Set problem: Output the records exactly as they appear, with no pictures included.

=== Record set ===

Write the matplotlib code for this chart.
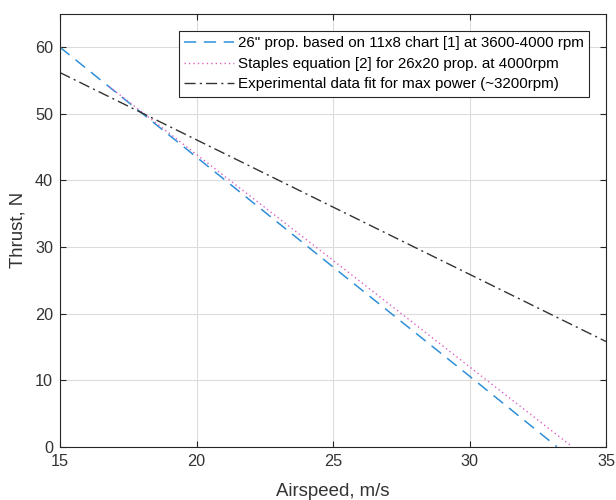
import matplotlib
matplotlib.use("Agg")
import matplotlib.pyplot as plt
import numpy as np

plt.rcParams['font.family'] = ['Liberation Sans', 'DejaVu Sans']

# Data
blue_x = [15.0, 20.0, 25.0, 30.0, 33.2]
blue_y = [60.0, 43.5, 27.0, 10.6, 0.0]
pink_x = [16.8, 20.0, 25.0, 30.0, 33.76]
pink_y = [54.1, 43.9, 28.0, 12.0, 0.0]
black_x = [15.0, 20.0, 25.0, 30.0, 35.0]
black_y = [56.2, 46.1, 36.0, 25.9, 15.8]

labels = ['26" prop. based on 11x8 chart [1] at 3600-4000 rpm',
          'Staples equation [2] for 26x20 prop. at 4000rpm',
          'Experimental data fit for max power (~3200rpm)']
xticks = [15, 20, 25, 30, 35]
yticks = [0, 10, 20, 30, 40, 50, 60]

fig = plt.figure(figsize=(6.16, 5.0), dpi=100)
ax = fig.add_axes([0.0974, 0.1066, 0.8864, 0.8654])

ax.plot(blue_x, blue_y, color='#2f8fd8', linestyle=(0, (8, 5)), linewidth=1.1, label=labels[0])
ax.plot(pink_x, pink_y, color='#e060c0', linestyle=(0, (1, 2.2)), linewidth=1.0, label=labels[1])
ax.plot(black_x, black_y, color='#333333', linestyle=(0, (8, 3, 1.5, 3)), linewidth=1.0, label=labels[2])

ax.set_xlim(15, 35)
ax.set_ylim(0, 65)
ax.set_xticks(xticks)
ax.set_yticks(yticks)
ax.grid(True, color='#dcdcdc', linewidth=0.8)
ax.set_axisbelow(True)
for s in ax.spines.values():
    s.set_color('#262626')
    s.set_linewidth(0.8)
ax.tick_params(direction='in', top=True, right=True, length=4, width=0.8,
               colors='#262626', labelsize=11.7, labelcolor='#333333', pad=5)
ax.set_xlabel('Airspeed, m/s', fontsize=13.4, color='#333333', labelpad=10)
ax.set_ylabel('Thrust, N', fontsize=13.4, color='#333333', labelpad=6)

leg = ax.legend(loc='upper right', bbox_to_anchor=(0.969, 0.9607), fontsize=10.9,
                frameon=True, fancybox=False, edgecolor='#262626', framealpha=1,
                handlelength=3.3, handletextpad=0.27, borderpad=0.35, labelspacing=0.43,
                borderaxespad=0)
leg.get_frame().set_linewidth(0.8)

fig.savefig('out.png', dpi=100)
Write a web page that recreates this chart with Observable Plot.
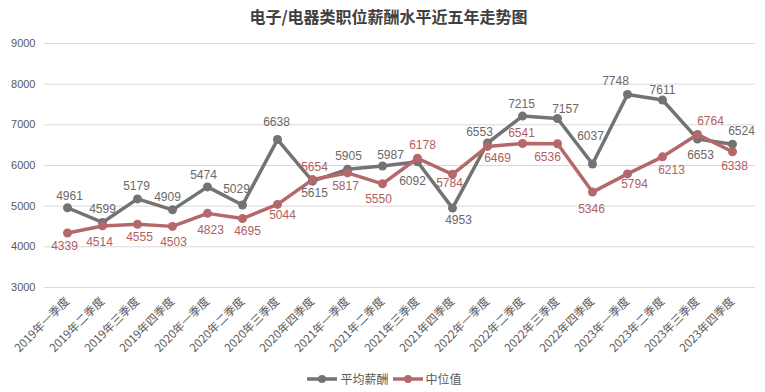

===

Exercise answer:
Write the matplotlib code for this chart.
import matplotlib
matplotlib.use("Agg")
import matplotlib.pyplot as plt
import numpy as np

plt.rcParams['font.family'] = ['Liberation Sans', 'DejaVu Sans']

# Data
blue_x = [15.0, 20.0, 25.0, 30.0, 33.2]
blue_y = [60.0, 43.5, 27.0, 10.6, 0.0]
pink_x = [16.8, 20.0, 25.0, 30.0, 33.76]
pink_y = [54.1, 43.9, 28.0, 12.0, 0.0]
black_x = [15.0, 20.0, 25.0, 30.0, 35.0]
black_y = [56.2, 46.1, 36.0, 25.9, 15.8]

labels = ['26" prop. based on 11x8 chart [1] at 3600-4000 rpm',
          'Staples equation [2] for 26x20 prop. at 4000rpm',
          'Experimental data fit for max power (~3200rpm)']
xticks = [15, 20, 25, 30, 35]
yticks = [0, 10, 20, 30, 40, 50, 60]

fig = plt.figure(figsize=(6.16, 5.0), dpi=100)
ax = fig.add_axes([0.0974, 0.1066, 0.8864, 0.8654])

ax.plot(blue_x, blue_y, color='#2f8fd8', linestyle=(0, (8, 5)), linewidth=1.1, label=labels[0])
ax.plot(pink_x, pink_y, color='#e060c0', linestyle=(0, (1, 2.2)), linewidth=1.0, label=labels[1])
ax.plot(black_x, black_y, color='#333333', linestyle=(0, (8, 3, 1.5, 3)), linewidth=1.0, label=labels[2])

ax.set_xlim(15, 35)
ax.set_ylim(0, 65)
ax.set_xticks(xticks)
ax.set_yticks(yticks)
ax.grid(True, color='#dcdcdc', linewidth=0.8)
ax.set_axisbelow(True)
for s in ax.spines.values():
    s.set_color('#262626')
    s.set_linewidth(0.8)
ax.tick_params(direction='in', top=True, right=True, length=4, width=0.8,
               colors='#262626', labelsize=11.7, labelcolor='#333333', pad=5)
ax.set_xlabel('Airspeed, m/s', fontsize=13.4, color='#333333', labelpad=10)
ax.set_ylabel('Thrust, N', fontsize=13.4, color='#333333', labelpad=6)

leg = ax.legend(loc='upper right', bbox_to_anchor=(0.969, 0.9607), fontsize=10.9,
                frameon=True, fancybox=False, edgecolor='#262626', framealpha=1,
                handlelength=3.3, handletextpad=0.27, borderpad=0.35, labelspacing=0.43,
                borderaxespad=0)
leg.get_frame().set_linewidth(0.8)

fig.savefig('out.png', dpi=100)
Write a web page that recreates this chart with Observable Plot.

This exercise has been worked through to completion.